Records from a collection

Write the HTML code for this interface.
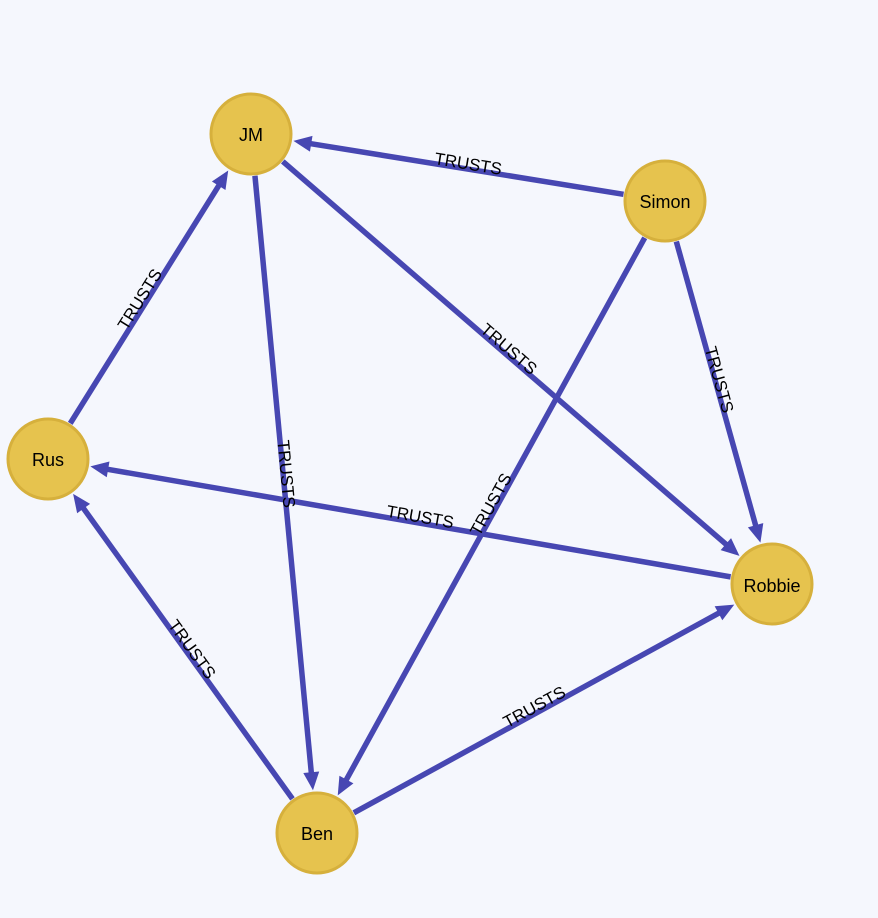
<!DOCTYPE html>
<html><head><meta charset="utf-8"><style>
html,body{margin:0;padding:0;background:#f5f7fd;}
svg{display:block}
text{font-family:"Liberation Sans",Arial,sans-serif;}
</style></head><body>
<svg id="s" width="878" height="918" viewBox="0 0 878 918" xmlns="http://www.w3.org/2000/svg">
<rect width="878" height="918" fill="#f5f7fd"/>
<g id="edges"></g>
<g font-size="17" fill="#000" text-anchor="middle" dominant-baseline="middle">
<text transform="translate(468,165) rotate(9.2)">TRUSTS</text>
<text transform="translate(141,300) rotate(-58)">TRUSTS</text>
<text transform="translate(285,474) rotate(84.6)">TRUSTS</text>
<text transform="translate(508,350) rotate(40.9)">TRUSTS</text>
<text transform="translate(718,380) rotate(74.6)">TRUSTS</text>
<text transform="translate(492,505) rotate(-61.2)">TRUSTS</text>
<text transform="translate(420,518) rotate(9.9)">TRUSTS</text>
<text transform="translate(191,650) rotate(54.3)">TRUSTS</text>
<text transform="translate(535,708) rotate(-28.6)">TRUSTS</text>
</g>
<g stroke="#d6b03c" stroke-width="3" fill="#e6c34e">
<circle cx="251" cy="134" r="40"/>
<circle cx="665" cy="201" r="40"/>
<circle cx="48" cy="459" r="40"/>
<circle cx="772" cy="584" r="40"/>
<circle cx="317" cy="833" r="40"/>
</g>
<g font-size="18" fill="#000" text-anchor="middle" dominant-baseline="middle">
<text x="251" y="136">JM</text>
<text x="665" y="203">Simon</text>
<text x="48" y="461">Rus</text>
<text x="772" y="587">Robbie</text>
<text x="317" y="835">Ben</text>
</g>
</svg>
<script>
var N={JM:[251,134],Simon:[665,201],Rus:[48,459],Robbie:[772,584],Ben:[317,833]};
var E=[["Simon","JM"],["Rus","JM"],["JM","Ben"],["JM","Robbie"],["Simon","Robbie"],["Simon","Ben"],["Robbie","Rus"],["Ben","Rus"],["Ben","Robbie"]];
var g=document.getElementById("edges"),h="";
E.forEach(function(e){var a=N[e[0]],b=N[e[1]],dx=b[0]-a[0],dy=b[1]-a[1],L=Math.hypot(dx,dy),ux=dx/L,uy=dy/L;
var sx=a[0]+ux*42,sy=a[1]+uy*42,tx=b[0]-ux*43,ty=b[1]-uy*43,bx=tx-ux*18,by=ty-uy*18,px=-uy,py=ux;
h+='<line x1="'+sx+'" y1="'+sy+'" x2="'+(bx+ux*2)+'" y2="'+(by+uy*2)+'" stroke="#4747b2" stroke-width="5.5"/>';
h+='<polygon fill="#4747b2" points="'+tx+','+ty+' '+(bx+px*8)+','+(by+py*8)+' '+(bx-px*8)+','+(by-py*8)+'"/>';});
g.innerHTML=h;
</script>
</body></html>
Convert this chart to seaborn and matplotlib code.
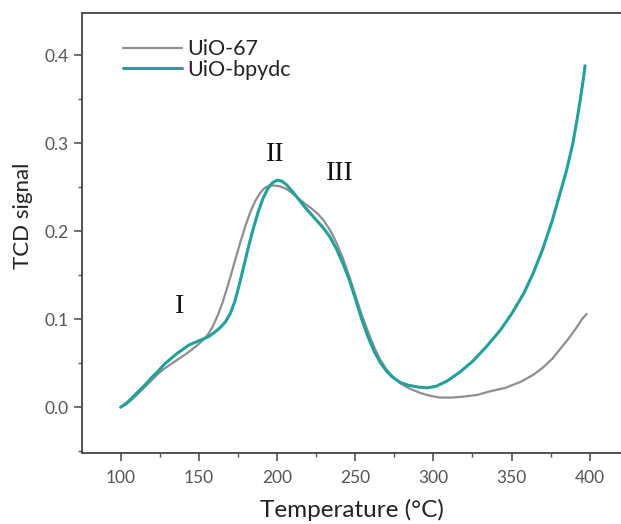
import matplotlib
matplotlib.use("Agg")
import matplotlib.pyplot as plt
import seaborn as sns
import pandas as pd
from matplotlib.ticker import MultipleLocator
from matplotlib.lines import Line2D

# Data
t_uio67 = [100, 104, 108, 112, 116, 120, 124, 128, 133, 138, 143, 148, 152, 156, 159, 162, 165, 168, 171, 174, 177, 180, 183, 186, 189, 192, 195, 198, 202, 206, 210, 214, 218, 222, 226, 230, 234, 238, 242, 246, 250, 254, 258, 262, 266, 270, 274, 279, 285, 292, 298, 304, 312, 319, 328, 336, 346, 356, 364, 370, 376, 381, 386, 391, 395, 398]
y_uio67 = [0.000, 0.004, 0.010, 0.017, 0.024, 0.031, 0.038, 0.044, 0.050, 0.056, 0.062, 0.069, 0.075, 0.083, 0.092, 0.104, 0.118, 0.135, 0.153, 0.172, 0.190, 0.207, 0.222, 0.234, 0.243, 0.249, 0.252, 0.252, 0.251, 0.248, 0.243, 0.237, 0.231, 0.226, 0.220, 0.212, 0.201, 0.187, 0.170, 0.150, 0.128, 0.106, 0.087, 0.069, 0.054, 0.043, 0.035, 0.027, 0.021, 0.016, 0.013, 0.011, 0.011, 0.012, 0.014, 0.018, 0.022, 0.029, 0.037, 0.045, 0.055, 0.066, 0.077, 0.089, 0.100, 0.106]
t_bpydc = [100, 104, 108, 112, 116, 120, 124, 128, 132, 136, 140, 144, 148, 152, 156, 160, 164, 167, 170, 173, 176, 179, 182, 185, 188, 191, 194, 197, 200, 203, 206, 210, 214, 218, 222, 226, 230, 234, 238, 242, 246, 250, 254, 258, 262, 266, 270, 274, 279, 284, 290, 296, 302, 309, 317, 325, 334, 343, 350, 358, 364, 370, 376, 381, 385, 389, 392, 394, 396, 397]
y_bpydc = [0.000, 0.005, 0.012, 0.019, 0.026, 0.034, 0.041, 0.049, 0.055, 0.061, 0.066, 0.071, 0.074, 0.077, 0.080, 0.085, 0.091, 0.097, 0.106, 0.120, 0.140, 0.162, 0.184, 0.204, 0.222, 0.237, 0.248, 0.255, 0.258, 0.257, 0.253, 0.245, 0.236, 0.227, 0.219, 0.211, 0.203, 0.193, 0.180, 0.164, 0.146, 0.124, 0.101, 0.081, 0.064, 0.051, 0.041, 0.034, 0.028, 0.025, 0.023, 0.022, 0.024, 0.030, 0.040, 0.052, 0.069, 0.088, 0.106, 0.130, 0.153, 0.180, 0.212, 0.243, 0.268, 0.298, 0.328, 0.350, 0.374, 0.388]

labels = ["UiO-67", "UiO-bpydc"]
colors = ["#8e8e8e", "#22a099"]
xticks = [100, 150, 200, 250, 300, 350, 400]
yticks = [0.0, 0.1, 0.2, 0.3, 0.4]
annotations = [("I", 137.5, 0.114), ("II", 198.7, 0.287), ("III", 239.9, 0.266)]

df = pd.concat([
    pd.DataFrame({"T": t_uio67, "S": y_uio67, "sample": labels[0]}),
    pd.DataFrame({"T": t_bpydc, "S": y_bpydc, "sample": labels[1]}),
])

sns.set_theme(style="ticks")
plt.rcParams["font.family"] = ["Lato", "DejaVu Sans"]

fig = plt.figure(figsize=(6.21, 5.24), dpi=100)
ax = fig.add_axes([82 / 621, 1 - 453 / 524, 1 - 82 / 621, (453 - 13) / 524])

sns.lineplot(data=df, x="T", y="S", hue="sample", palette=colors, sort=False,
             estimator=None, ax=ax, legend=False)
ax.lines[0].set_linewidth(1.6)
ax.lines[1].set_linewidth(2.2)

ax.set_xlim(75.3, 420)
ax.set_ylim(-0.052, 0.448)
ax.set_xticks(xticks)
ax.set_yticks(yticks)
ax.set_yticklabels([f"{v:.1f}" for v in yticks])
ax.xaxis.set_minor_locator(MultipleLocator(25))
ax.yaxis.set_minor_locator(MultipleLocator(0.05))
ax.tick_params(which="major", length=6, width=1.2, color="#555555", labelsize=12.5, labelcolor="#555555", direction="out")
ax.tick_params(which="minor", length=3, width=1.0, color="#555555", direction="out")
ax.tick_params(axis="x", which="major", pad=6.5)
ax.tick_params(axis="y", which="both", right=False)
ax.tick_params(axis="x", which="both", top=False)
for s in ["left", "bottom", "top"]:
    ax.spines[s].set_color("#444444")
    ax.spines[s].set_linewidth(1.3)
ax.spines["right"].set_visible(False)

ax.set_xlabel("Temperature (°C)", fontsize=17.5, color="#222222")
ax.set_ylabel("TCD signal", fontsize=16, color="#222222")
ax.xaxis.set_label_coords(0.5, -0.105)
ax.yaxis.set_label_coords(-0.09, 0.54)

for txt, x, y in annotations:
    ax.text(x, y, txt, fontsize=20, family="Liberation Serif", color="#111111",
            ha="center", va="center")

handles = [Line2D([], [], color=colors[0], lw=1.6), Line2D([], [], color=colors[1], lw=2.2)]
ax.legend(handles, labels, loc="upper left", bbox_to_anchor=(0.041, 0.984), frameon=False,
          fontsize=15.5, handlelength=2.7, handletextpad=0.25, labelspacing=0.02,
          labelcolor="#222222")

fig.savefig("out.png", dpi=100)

### GOAL OF THE EXERCISE:
Everything above from the line with "Convert this chart" through the line with "from matplotlib.lines import Line2D" should be retyped exactly, and nothing else; omit pictures.

### SOLVED EXERCISE:
Convert this chart to seaborn and matplotlib code.
import matplotlib
matplotlib.use("Agg")
import matplotlib.pyplot as plt
import seaborn as sns
import pandas as pd
from matplotlib.ticker import MultipleLocator
from matplotlib.lines import Line2D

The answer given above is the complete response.